Will you still need me, will you still feed me, when I’m 94?

When I get older, losing my hair
Many years from now
Will you still be sending me a valentine
Birthday greetings, bottle of wine
If I’d been out ’til quarter to three
Would you lock the door?
Will you still need me, will you still feed me
When I’m 64?

– The Beatles, “When I’m 64”

Statement of the obvious: the Beatles were brilliant. So, with trepidation, I will suggest a slight “enhancement” to the lyrics of one of their many hits, renaming it “When I’m 94.” What wasn’t obvious then, but is now: we are living very long lives. That has huge implications, not just for human relationships, but also for our finances.
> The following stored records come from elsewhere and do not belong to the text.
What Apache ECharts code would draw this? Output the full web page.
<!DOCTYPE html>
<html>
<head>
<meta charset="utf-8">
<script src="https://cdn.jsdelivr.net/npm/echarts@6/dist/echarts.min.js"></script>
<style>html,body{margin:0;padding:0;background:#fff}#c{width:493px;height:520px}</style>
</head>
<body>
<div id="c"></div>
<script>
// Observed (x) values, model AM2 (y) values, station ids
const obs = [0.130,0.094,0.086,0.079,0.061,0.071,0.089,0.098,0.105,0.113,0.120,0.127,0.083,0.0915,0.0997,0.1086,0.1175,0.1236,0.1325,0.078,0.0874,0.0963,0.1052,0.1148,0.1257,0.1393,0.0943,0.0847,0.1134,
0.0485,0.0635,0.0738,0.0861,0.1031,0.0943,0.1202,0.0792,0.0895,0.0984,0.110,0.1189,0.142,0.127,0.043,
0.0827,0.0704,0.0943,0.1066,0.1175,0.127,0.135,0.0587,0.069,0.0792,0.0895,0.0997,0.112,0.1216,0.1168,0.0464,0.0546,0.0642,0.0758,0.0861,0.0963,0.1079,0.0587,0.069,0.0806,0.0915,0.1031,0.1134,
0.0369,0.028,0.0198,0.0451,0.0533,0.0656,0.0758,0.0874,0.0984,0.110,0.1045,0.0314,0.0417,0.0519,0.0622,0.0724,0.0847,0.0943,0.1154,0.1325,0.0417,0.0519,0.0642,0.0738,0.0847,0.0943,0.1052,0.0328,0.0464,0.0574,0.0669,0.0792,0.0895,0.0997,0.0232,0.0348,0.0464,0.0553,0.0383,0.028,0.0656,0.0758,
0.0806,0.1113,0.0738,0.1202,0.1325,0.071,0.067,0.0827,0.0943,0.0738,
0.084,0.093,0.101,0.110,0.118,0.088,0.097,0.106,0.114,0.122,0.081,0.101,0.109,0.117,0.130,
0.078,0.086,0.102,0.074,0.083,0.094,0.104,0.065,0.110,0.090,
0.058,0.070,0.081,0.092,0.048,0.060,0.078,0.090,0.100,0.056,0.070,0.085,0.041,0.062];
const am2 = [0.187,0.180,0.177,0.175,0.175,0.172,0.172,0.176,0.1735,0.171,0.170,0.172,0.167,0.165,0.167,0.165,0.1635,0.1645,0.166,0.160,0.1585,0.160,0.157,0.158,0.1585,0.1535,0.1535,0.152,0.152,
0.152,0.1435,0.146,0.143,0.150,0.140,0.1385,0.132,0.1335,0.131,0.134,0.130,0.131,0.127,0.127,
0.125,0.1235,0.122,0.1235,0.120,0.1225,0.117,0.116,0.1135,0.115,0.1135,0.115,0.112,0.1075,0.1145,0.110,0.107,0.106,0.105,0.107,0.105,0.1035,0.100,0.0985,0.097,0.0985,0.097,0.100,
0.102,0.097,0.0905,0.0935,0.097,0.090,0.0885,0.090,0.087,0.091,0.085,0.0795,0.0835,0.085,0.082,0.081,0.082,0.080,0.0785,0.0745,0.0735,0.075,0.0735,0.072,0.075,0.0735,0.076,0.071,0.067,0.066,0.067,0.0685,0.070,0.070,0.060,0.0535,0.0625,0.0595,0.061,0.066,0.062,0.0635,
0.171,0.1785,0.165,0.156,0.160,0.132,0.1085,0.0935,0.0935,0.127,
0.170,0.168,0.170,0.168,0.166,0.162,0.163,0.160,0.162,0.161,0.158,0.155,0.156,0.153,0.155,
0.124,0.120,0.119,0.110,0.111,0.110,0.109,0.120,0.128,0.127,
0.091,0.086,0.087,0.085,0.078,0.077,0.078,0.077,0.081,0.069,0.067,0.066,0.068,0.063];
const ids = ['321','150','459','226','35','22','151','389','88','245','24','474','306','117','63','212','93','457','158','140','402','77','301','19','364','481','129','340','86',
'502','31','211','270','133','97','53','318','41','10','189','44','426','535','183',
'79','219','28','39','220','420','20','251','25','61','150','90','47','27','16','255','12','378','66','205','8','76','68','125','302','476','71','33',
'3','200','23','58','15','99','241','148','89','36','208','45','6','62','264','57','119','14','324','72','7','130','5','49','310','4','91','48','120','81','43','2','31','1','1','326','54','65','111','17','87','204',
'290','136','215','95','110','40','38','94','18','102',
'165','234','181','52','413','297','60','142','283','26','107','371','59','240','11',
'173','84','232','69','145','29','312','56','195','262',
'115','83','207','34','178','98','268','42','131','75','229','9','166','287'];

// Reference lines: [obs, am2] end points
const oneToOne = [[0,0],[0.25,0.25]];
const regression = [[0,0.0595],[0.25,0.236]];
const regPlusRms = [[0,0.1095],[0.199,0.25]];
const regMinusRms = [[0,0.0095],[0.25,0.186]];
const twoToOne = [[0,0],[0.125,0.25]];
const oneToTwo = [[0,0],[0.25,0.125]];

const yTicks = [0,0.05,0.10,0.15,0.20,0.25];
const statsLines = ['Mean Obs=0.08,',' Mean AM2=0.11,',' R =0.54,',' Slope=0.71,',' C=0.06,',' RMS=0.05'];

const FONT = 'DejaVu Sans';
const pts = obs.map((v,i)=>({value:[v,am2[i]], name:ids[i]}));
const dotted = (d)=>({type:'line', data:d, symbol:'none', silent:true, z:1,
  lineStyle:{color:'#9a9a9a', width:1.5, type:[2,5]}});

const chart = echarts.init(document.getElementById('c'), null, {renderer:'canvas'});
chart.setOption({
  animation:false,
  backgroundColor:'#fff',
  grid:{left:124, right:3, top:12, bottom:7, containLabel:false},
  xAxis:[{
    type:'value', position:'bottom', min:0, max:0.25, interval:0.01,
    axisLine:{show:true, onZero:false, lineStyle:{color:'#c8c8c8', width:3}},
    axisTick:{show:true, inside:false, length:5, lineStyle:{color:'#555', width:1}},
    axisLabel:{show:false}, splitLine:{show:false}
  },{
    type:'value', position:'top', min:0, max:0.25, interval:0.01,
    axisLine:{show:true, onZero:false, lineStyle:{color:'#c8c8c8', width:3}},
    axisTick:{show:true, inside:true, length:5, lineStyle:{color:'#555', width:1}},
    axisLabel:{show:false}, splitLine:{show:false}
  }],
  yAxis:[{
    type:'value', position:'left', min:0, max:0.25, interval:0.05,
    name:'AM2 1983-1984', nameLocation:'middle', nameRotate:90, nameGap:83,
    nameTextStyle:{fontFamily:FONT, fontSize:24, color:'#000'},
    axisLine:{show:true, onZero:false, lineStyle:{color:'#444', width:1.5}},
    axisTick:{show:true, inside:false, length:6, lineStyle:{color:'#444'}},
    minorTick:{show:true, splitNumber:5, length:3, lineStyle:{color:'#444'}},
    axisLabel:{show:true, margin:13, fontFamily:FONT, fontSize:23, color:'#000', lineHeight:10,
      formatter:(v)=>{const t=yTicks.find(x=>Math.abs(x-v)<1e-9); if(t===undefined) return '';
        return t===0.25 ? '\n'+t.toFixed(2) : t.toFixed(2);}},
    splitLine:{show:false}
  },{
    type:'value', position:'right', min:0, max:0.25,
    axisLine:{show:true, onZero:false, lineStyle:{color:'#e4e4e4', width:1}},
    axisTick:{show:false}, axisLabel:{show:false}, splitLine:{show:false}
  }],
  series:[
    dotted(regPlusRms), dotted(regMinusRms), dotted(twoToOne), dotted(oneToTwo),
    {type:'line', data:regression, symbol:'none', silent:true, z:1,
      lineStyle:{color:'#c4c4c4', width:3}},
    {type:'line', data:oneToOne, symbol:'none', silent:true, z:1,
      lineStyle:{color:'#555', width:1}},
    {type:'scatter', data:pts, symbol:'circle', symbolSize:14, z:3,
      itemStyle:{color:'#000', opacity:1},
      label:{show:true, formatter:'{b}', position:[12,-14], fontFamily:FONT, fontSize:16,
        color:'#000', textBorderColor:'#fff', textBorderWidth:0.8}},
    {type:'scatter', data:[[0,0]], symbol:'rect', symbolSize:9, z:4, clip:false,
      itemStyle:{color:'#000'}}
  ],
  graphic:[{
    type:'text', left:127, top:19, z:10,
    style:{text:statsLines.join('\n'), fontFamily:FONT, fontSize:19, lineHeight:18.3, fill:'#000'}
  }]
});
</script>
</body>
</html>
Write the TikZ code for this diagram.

Surveys find that most Americans are not financially ready for a very long life. That’s in part because most Americans don’t believe they will live that long.

If you are 50, you are likely to live to 85 (a bit more for women, a bit less for men). For most people, that’s 20+ years in retirement.

But if you are in good health and have access to good medical care – like the vast majority of our clients — you will likely live longer. Nationwide, 22% of 50-year-old men and 33% of 50-year-old women will live into their 90s. In our client plans, we assume 90-95.

Can you afford that?

If you’re not sure, here are a few suggestions.

  • Make a plan. It will take into account your goals, your income, your spending, your estimated retirement date, your savings … and, yes, your life expectancy.
  • Be realistic. Don’t assume your expenses will suddenly drop by 1/3 in retirement. Studies show they probably will drop by 20% — and they may not drop much at all.
  • Build in a cushion. That means planning for the unexpected. You may live longer than average, you may not make as much in the next 10 years as you made in the last 10, the stock market will probably not be as good in the next decade, etc. I hope we’re being too pessimistic. But we recommend a “belt and suspenders” approach.
  • Start planning early. No age is too late, because there is always time to adjust. But the earlier you start, the easier it is to correct course.

 

If you can do this yourself, great. If you need help, hire a “fee-only” financial planner. That’s someone who puts your interests first and won’t sell you expensive products you don’t need.

Either way, get ready to live into your 90s. Think of 94 as the new 64.